-- START OF DATASET EXCERPTS --

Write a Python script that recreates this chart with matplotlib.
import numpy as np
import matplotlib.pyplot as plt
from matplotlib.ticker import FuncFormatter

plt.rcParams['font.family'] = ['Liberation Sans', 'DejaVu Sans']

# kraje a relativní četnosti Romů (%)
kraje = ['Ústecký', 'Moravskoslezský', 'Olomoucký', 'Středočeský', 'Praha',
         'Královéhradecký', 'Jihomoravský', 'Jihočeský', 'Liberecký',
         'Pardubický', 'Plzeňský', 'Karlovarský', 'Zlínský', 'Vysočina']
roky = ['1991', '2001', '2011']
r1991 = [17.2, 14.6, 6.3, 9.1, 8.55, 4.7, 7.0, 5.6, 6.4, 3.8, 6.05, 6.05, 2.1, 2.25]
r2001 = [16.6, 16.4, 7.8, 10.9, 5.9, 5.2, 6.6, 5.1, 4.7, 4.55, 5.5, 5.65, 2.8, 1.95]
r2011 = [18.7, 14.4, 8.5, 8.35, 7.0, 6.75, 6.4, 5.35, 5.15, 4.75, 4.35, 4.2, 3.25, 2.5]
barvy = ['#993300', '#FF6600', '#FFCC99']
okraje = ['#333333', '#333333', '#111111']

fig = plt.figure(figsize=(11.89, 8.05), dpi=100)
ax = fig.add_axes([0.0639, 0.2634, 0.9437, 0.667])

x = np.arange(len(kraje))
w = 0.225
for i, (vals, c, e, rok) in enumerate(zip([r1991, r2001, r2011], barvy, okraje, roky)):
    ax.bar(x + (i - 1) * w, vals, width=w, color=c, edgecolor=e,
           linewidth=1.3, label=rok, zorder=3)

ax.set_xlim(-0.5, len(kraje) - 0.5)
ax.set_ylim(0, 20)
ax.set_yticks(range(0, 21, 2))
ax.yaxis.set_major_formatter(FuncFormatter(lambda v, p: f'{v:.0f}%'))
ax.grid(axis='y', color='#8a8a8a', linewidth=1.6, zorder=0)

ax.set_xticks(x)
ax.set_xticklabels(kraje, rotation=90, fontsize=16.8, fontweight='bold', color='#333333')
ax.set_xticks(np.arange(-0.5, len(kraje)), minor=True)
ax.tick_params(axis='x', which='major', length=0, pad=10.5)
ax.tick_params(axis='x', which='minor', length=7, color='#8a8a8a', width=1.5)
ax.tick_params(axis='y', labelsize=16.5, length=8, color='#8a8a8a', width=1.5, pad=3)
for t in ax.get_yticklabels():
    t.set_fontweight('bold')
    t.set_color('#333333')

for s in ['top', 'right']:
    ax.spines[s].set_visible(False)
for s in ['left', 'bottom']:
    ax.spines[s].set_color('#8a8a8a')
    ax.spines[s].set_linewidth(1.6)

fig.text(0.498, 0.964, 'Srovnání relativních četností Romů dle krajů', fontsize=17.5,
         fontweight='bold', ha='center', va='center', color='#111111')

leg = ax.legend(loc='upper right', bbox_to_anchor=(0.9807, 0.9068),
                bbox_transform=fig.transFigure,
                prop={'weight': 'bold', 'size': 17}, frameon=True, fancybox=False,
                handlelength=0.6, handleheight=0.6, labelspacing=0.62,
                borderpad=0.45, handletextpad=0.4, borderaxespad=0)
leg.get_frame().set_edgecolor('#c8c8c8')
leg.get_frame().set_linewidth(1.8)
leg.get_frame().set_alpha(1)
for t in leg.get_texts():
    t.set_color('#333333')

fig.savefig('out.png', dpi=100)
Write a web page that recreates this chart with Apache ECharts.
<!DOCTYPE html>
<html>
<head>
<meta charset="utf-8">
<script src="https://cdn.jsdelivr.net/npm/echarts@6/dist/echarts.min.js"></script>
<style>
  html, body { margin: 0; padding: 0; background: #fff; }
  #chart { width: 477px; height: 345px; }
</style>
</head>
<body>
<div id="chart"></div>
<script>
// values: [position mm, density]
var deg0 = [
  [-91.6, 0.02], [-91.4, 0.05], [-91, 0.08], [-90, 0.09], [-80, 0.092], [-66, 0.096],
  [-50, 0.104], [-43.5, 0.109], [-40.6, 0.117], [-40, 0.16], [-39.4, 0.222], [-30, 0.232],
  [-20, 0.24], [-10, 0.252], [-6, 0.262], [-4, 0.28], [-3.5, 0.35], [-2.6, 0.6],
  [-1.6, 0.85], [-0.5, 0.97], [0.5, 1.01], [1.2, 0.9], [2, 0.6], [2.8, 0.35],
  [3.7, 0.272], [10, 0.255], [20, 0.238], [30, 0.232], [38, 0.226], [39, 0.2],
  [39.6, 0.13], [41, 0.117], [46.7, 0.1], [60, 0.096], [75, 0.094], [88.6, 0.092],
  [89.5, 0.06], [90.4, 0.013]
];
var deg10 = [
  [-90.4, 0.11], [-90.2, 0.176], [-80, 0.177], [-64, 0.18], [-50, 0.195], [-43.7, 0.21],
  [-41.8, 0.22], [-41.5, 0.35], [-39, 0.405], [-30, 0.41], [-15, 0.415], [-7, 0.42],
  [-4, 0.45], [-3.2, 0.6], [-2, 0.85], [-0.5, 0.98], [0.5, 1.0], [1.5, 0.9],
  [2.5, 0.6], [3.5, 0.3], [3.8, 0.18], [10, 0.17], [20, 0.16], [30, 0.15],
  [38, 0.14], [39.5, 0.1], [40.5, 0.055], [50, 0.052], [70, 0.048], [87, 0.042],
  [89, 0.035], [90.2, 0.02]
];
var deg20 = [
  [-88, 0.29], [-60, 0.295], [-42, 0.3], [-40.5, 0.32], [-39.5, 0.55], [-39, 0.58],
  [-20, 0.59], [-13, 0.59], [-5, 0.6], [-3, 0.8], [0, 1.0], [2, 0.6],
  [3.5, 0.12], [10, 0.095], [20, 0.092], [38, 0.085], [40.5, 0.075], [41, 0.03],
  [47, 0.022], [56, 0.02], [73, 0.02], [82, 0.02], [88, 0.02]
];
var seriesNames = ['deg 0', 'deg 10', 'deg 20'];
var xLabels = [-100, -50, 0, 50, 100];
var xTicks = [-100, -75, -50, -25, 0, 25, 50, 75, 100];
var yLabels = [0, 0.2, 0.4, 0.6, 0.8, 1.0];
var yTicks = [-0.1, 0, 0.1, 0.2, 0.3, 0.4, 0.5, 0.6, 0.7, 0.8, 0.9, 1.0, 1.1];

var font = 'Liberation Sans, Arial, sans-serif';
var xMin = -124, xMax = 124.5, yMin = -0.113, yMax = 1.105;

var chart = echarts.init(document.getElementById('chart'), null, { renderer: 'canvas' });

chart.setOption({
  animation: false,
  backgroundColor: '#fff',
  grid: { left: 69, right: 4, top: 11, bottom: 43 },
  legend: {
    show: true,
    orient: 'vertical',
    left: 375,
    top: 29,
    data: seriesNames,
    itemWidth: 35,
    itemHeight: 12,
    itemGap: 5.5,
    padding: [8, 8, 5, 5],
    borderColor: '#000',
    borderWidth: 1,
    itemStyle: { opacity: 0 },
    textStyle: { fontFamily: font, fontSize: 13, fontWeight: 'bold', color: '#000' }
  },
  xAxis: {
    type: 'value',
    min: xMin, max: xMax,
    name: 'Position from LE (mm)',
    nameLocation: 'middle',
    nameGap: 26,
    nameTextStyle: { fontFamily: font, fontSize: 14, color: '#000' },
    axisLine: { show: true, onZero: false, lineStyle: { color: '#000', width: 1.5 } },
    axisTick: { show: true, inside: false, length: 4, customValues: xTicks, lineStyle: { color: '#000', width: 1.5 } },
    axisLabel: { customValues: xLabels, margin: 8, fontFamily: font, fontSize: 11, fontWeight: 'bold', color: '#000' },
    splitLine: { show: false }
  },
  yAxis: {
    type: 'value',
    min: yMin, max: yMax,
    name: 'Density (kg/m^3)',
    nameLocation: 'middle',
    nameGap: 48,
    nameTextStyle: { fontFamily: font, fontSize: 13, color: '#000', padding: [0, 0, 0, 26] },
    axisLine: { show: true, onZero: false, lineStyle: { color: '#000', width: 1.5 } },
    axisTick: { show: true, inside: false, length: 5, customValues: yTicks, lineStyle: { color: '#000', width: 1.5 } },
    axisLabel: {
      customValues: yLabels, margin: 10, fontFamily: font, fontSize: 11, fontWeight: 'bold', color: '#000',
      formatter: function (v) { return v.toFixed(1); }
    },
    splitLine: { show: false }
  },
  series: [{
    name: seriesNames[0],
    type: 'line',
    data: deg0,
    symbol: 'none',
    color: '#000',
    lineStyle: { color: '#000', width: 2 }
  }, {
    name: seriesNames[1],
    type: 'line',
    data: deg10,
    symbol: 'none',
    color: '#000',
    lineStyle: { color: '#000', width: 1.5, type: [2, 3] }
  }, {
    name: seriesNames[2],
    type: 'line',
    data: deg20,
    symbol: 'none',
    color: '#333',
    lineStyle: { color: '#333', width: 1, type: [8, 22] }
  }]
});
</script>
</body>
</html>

-- END OF DATASET EXCERPTS --

# WHAT YOU WILL DO
Exactly as they stand, set down the lines from the top of the data through the line with "plt.rcParams['font.family'] = ['Liberation".

# CORRECT OUTPUT
Write a Python script that recreates this chart with matplotlib.
import numpy as np
import matplotlib.pyplot as plt
from matplotlib.ticker import FuncFormatter

plt.rcParams['font.family'] = ['Liberation Sans', 'DejaVu Sans']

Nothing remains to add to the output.